There’s an apartment in Brooklyn that houses a couple who’ve quietly brewed hazy shoegaze since the late 2010s. Inside is Silver Liz, the partner duo of Carrie and Matt Wagner, whose sound is heavily indebted to ‘90s alternative music. They describe their third album, III, as a “third time’s the charm” moment, which is appropriate. Everything about III points to it being their most substantial release: the arrangements flow and surprise more than ever, and they’ve struck a balance between warm ambience and noisy feedback.
Carrying hints of alternative dance, particularly in the stuttering synthpop of “Trixie’s Crying” and “Dream More Vivid”’s hypnagogic breakbeats, the genre’s other revivalists would take it to overdrive, leaning into heightened euphoria. Silver Liz consciously do the opposite, introducing feedback only when necessary to keep some semblance of reality. After all, III’s origins are in a relatable place. In between their first two albums, the Wagners relocated from Chicago to Brooklyn, but found their New York City friends gradually moving away not long after they moved. To cope with the growing isolation, they found solace in songwriting, and this energy crept through III’s more fragile songs.

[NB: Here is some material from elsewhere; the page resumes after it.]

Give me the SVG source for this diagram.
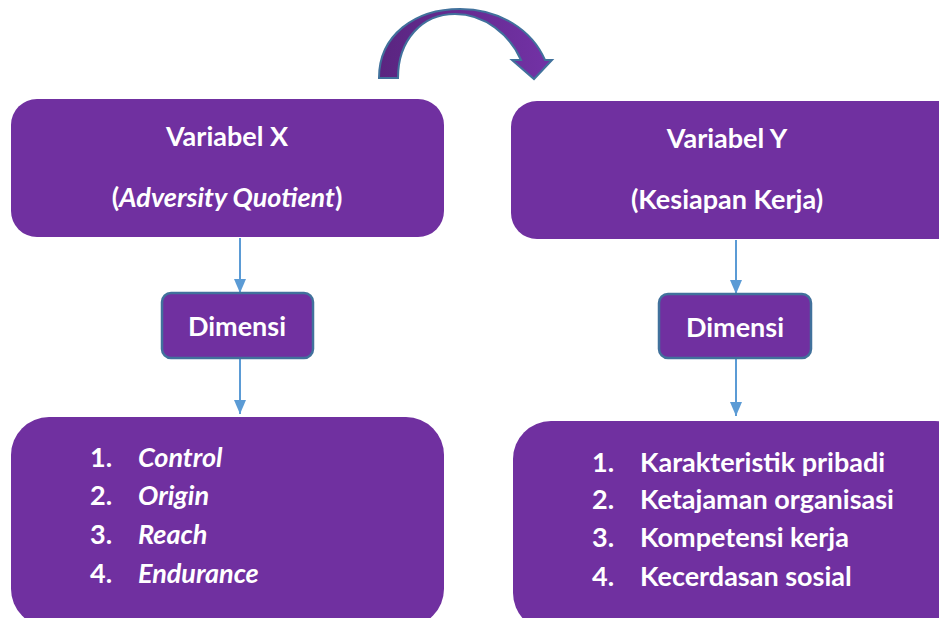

“Through the Trees” and “23” resemble deep cuts from an obscure electronica release on Darla Records. In fact, the former is especially reminiscent of the label’s celebrated Sweet Trip, with its tender guitar lines morphing into elongated glitch pop that disperses into monolithic bliss, all while Carrie’s gentle voice triumphantly ties the vulnerability together. Elsewhere, Matt jumps on vocals for the vaguely Breeders-esque noise-pop numbers “Ten Years” and “Black Swimming Pool,” the latter more morbid than its earworm riffs and Carrie’s woos let on—a cautionary tale about not swimming in a pool at night to avoid drowning.
I’m hoping that notion isn’t true for the band, since the song is too lighthearted for it, but the succinct lyric “I’m fading” evokes something darker. Closer “She Was Popular” re-enters that haunting mode, as Carrie echoes the vocals of My Bloody Valentine’s Bilinda Butcher, but unobscured—any imitations of the shoegaze pioneers’ towering guitar textures are essentially non-existent. With no turbulence to be heard, III fades out gracefully. It becomes clear here that Silver Liz wonderfully balance the hard and soft, allowing them both to coexist. III shows the duo briefly doing so with incredible familiarity, while also remaining intensely personal.